Monday, February 7, 2011

Appointing Fuckups Has Consequences

Background: The number of foreclosures taking place due to the housing crisis is staggering. In addition to making someone homeless, it's horrible for the economy in general, and destroys the housing prices in the effected neighboorhoods.

There were lots of very smart experts (and Democratic members of congress) pushing for "cramdown" reform, which would have prevented lots of foreclosures by allowing judges to renegotiate the terms of these loans. How did the geniuses on Obama's economic team respond?
To force those servicers to modify mortgages, advocates pushed for a change to bankruptcy law giving judges the power not just to change interest rates but to reduce the overall amount owed on the loan, something servicers are loath to do [3].

Congressional Democrats had long been pushing a bill to enact cramdown and were encouraged by the fact that Obama had supported it, both in the Senate and on the campaign trail.

They thought cramdowns would serve as a stick, pushing banks to make modifications on their own.

“That was always the thought,” said Rep. Brad Miller (D-NC), “that judicial modifications would make voluntary modifications work. There would be the consequence that if the lenders didn’t [modify the loan], it might be done to them.”

When Obama unveiled his proposal to stem foreclosures a month after taking office, cramdown was a part of the package [4]. But proponents say he’d already damaged cramdown’s chances of becoming law.

In the fall of 2008, Democrats saw a good opportunity to pass cramdown. The $700 billion TARP legislation was being considered, and lawmakers thought that with banks getting bailed out, the bill would be an ideal vehicle for also helping homeowners. But Obama, weeks away from his coming election, opposed that approach and instead pushed for a delay. He promised congressional Democrats that down the line he would “push hard to get cramdown into the law,” recalled Rep. Miller.

Four months later, the stimulus bill presented another potential vehicle for cramdown. But lawmakers say the White House again asked them to hold off, promising to push it later.

An attempt to include cramdown in a continuing resolution got the same response from the president.

“We would propose that this stuff be included and they kept punting,” said former Rep. Jim Marshall, a moderate Democrat from Georgia who had worked to sway other members of the moderate Blue Dog caucus [5] on the issue.

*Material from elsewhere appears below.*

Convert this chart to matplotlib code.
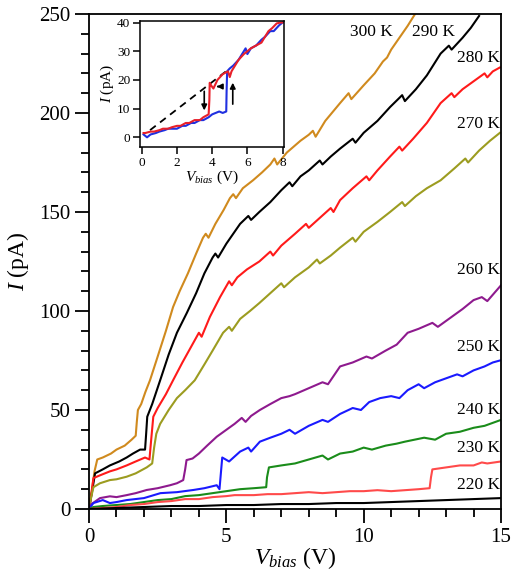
import matplotlib
matplotlib.use("Agg")
import matplotlib.pyplot as plt
from matplotlib.ticker import MultipleLocator

plt.rcParams['font.family'] = ['Liberation Serif', 'DejaVu Serif']
plt.rcParams['mathtext.fontset'] = 'custom'
plt.rcParams['mathtext.rm'] = 'Liberation Serif'
plt.rcParams['mathtext.it'] = 'Liberation Serif:italic'

# ---------------- main data ----------------
v300 = [0, 0.1, 0.2, 0.3, 0.5, 0.8, 1.0, 1.3, 1.55, 1.7, 1.74, 1.78, 1.9, 2.05, 2.22, 2.5, 2.8, 3.06, 3.3, 3.6, 3.9, 4.15, 4.25, 4.35, 4.6, 4.9, 5.13, 5.25, 5.35, 5.6, 5.97, 6.3, 6.6, 6.75, 6.85, 7.2, 7.7, 8.0, 8.15, 8.25, 8.6, 9.14, 9.45, 9.55, 10.0, 10.4, 10.7, 10.85, 11.0, 11.3, 11.6, 11.87]
i300 = [0, 9, 19, 25, 26, 28, 30, 32, 35, 37, 44, 50, 53, 59, 65, 77, 90, 102, 110, 119, 129, 137, 139, 137, 144, 151, 157, 159, 157, 162, 166, 170, 174, 177, 174, 180, 186, 189, 191, 188, 196, 205, 210, 207, 214, 220, 226, 228, 232, 238, 244, 250]

v290 = [0, 0.1, 0.22, 0.5, 0.76, 1.1, 1.37, 1.6, 1.86, 2.04, 2.08, 2.12, 2.3, 2.59, 2.9, 3.2, 3.56, 3.9, 4.2, 4.5, 4.6, 4.7, 5.0, 5.5, 5.8, 5.9, 6.2, 6.6, 7.0, 7.3, 7.4, 7.7, 8.0, 8.4, 8.5, 8.8, 9.14, 9.6, 9.7, 10.0, 10.5, 10.96, 11.4, 11.5, 11.9, 12.3, 12.8, 13.1, 13.2, 13.6, 13.9, 14.2]
i290 = [0, 8, 18, 20, 22, 24, 26, 28, 30, 30, 38, 46.6, 53, 65, 78, 89, 99, 109, 119, 127, 129, 127, 134, 144, 148, 146, 150, 155, 161, 165, 163, 168, 171, 176, 174, 178, 182, 187, 185, 190, 196, 203, 209, 206, 212, 219, 230, 234, 232, 238, 243, 249]

v280 = [0, 0.08, 0.16, 0.4, 0.76, 1.0, 1.37, 1.7, 2.04, 2.2, 2.27, 2.34, 2.5, 2.8, 3.06, 3.4, 3.8, 4.0, 4.1, 4.4, 4.77, 5.1, 5.2, 5.4, 5.75, 6.2, 6.6, 6.7, 7.0, 7.5, 7.9, 8.0, 8.4, 8.8, 8.9, 9.14, 9.6, 10.1, 10.2, 10.5, 10.96, 11.3, 11.4, 11.8, 12.3, 12.8, 13.2, 13.3, 13.6, 14.0, 14.4, 14.5, 14.7, 14.96]
i280 = [0, 7, 15.6, 17, 19, 20, 22, 24, 26, 25, 36, 46.6, 51, 58, 65, 74, 84, 89, 87, 97, 107, 115, 113, 117, 121, 125, 130, 128, 133, 139, 144, 142, 147, 152, 150, 156, 162, 168, 166, 171, 178, 183, 181, 187, 195, 205, 210, 208, 212, 216, 220, 218, 221, 223]

v270 = [0, 0.08, 0.16, 0.4, 0.76, 1.0, 1.37, 1.7, 2.1, 2.3, 2.37, 2.45, 2.59, 2.9, 3.2, 3.5, 3.85, 4.2, 4.5, 4.88, 5.1, 5.2, 5.5, 5.86, 6.2, 6.6, 7.0, 7.1, 7.5, 8.0, 8.3, 8.4, 8.8, 9.14, 9.6, 9.7, 10.0, 10.5, 10.96, 11.4, 11.5, 11.9, 12.3, 12.8, 13.3, 13.7, 13.8, 14.2, 14.6, 14.96]
i270 = [0, 6, 11, 13, 14.6, 15, 16.3, 18, 21, 23, 31, 38, 43, 50, 56, 60, 65, 73, 80, 89, 92, 90, 96, 100, 104, 109, 114, 112, 117, 122, 126, 124, 128, 132, 137, 135, 140, 145, 150, 155, 153, 158, 162, 166, 172, 177, 175, 181, 186, 190]

v260 = [0, 0.04, 0.4, 0.76, 1.0, 1.37, 1.7, 2.1, 2.5, 2.95, 3.2, 3.43, 3.5, 3.55, 3.77, 4.0, 4.3, 4.65, 5.0, 5.3, 5.56, 5.7, 5.9, 6.22, 6.6, 7.0, 7.3, 7.5, 8.0, 8.5, 8.7, 9.14, 9.6, 10.1, 10.3, 10.8, 11.2, 11.6, 12.0, 12.5, 12.7, 13.2, 13.6, 14.0, 14.3, 14.5, 15.0]
i260 = [0, 2, 5.5, 6.4, 6, 7, 8, 9.6, 10.5, 12, 13, 14.6, 20, 24.7, 25.5, 28, 32, 36.5, 40, 43, 46, 44, 47, 50, 53, 56, 57, 58, 61, 64, 63, 72, 74, 77, 76, 80, 83, 89, 91, 94, 92, 97, 101, 105.5, 107, 105, 113]

v250 = [0, 0.16, 0.5, 0.76, 1.0, 1.37, 2.0, 2.6, 3.2, 3.8, 4.2, 4.65, 4.75, 4.8, 4.85, 5.1, 5.5, 5.8, 5.9, 6.22, 6.6, 7.0, 7.3, 7.5, 8.0, 8.5, 8.7, 9.14, 9.6, 9.9, 10.2, 10.6, 11.0, 11.3, 11.6, 12.0, 12.2, 12.6, 13.0, 13.4, 13.6, 14.0, 14.4, 14.7, 14.96]
i250 = [0, 3, 4.5, 3, 3.5, 4.5, 5.5, 8, 8.5, 9.6, 10.5, 12, 10, 18, 26, 24, 29, 31, 29, 34, 36, 38, 40, 38, 42, 45, 44, 48, 51, 50, 54, 56, 57, 56, 60, 63, 61, 64, 66, 68, 67, 70, 72, 74, 75]

v240 = [0, 0.16, 0.5, 1.0, 1.5, 2.0, 2.5, 3.0, 3.5, 4.0, 4.5, 5.0, 5.5, 6.0, 6.45, 6.48, 6.55, 7.0, 7.5, 8.0, 8.5, 8.7, 9.14, 9.6, 10.0, 10.3, 10.8, 11.2, 11.5, 12.2, 12.6, 13.0, 13.5, 14.0, 14.4, 15.0]
i240 = [0, 1, 1.5, 2, 2.5, 3.5, 4.5, 5, 6.5, 7, 8, 9, 10, 10.5, 11, 16, 21, 22, 23, 25, 27, 25, 28, 29, 31, 30, 32, 33, 34, 36, 35, 38, 39, 41, 42, 45]

v230 = [0, 0.5, 1.0, 1.5, 2.0, 2.5, 3.0, 3.5, 4.0, 4.5, 5.0, 5.3, 6.0, 6.5, 7.0, 7.5, 8.0, 8.5, 9.0, 9.5, 10.0, 10.5, 11.0, 11.5, 12.0, 12.4, 12.45, 12.5, 13.0, 13.5, 14.0, 14.3, 14.5, 15.0]
i230 = [0, 0.5, 1, 2, 2.5, 3.5, 4, 5, 5, 6, 6.5, 7, 7, 7.5, 7.5, 8, 8.5, 8, 8.5, 9, 9, 9.5, 9, 9.5, 10, 10.5, 16, 20, 21, 22, 22, 23.5, 23, 24]

v220 = [0, 1.0, 2.0, 3.0, 4.0, 5.0, 6.0, 7.0, 8.0, 9.0, 10.0, 11.0, 12.0, 13.0, 14.0, 15.0]
i220 = [0, 0.5, 1, 1.5, 1.5, 2, 2, 2.5, 2.5, 3, 3, 3.5, 4, 4.5, 5, 5.5]

temps = ['300 K', '290 K', '280 K', '270 K', '260 K', '250 K', '240 K', '230 K', '220 K']
colors = ['#D08A1E', '#000000', '#FF1A1A', '#9C9C20', '#8E1A8E', '#1A1AFF', '#1A8C1A', '#FF4A4A', '#000000']
series = [(v300, i300), (v290, i290), (v280, i280), (v270, i270), (v260, i260),
          (v250, i250), (v240, i240), (v230, i230), (v220, i220)]
label_x = [11.07, 13.33, 14.95, 14.95, 14.95, 14.95, 14.95, 14.95, 14.95]
label_y = [241, 241, 228, 194.4, 120.7, 81.8, 50, 30.8, 12.1]

# ---------------- inset data ----------------
vin_up = [0.1, 0.3, 0.5, 0.8, 1.0, 1.3, 1.5, 1.8, 2.0, 2.3, 2.5, 2.8, 3.0, 3.3, 3.5, 3.8, 4.0, 4.2, 4.4, 4.6, 4.8, 4.82, 4.85, 5.0, 5.2, 5.5, 5.8, 5.9, 6.0, 6.2, 6.5, 6.8, 7.0, 7.3, 7.5, 7.8, 8.0]
iin_up = [1, 0, 1, 1.5, 2, 2.5, 3, 3, 3, 4, 4, 5, 5, 6, 6, 7, 8, 8.5, 9, 8.5, 9, 16, 23, 24, 25, 27, 30, 31, 29, 31, 32, 34, 35, 37, 37, 39, 40]
vin_dn = [8.0, 7.9, 7.67, 7.4, 7.2, 7.0, 6.8, 6.5, 6.2, 6.0, 5.8, 5.5, 5.3, 5.1, 5.0, 4.9, 4.6, 4.3, 4.07, 3.95, 3.86, 3.84, 3.8, 3.5, 3.3, 3.0, 2.7, 2.5, 2.2, 2.0, 1.7, 1.5, 1.2, 1.0, 0.7, 0.5, 0.2, 0.1]
iin_dn = [40, 40, 39.7, 38, 37, 35, 33, 32, 31, 30, 29, 27, 25, 23, 21, 23, 22, 20, 17, 18, 19, 13, 8, 7, 6, 6, 5, 5, 4, 4, 3.5, 3, 3, 2.5, 2, 2, 1.5, 1.5]
vin_dash = [0.47, 5.0]
iin_dash = [2.5, 24]

fig = plt.figure(figsize=(5.11, 5.71), dpi=100)
ax = fig.add_axes([0.1742, 0.1086, 0.8063, 0.8669])
for (v, i), c in zip(series, colors):
    ax.plot(v, i, color=c, lw=1.5)
for t, c, x, y in zip(temps, colors, label_x, label_y):
    ax.text(x, y, t, ha='right', va='center', fontsize=12.5, color='black')

ax.set_xlim(0, 15)
ax.set_ylim(0, 250)
ax.xaxis.set_major_locator(MultipleLocator(5))
ax.xaxis.set_minor_locator(MultipleLocator(1))
ax.yaxis.set_major_locator(MultipleLocator(50))
ax.yaxis.set_minor_locator(MultipleLocator(10))
ax.tick_params(which='both', direction='out', width=1.3, labelsize=15)
ax.tick_params(which='major', length=10)
ax.tick_params(which='minor', length=6)
for s in ax.spines.values():
    s.set_linewidth(1.3)
ax.set_xlabel(r'$V_{bias}$ (V)', fontsize=17, labelpad=-1)
ax.set_ylabel(r'$I$ (pA)', fontsize=17, labelpad=6)

# inset
axi = fig.add_axes([0.274, 0.7429, 0.2824, 0.2207])
axi.plot(vin_dash, iin_dash, color='black', lw=1.3, ls=(0, (4, 3)))
axi.plot(vin_up, iin_up, color='#2030E0', lw=1.5)
axi.plot(vin_dn, iin_dn, color='#E8202A', lw=1.5)
axi.annotate('', xy=(3.55, 8.4), xytext=(3.55, 17), arrowprops=dict(arrowstyle='-|>', color='black', lw=1.2, mutation_scale=8))
axi.annotate('', xy=(5.17, 20), xytext=(5.17, 10.6), arrowprops=dict(arrowstyle='-|>', color='black', lw=1.2, mutation_scale=8))
axi.annotate('', xy=(4.1, 17.7), xytext=(4.5, 17.7), arrowprops=dict(arrowstyle='-|>', color='black', lw=1.2, mutation_scale=8))
axi.set_xlim(-0.1, 8.1)
axi.set_ylim(-3.3, 40.6)
axi.xaxis.set_major_locator(MultipleLocator(2))
axi.yaxis.set_major_locator(MultipleLocator(10))
axi.tick_params(which='both', direction='out', width=1.1, length=5, labelsize=9.5, pad=2)
for s in axi.spines.values():
    s.set_linewidth(1.1)
axi.set_xlabel(r'$V_{bias}$ (V)', fontsize=11, labelpad=0)
axi.set_ylabel(r'$I$ (pA)', fontsize=11, labelpad=1)

fig.savefig('out.png', dpi=100)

“We got the impression this was an issue [the White House] would not go to the mat for as they did with health care reform,” said Bill Hampel, chief economist for the Credit Union National Association, which opposed cramdown and participated in Senate negotiations on the issue.


Privately, administration officials were ambivalent about the idea. At a Democratic caucus meeting weeks before the House voted on a bill that included cramdown, Treasury Secretary Tim Geithner “was really dismissive as to the utility of it,” said Rep. Lofgren.


Larry Summers, then the president’s chief economic adviser, also expressed doubts in private meetings, she said. “He was not supportive of this.”
The Stimulus and cramdown were probably the two best tools the Administration had to improve the economy. Larry Summers made the stimulus too small, shutting out voices from within the administration saying it needed to be bigger, and both he and Geithner opposed cramdown.

Obama picked these people to fix the economy, and it had very real consequences.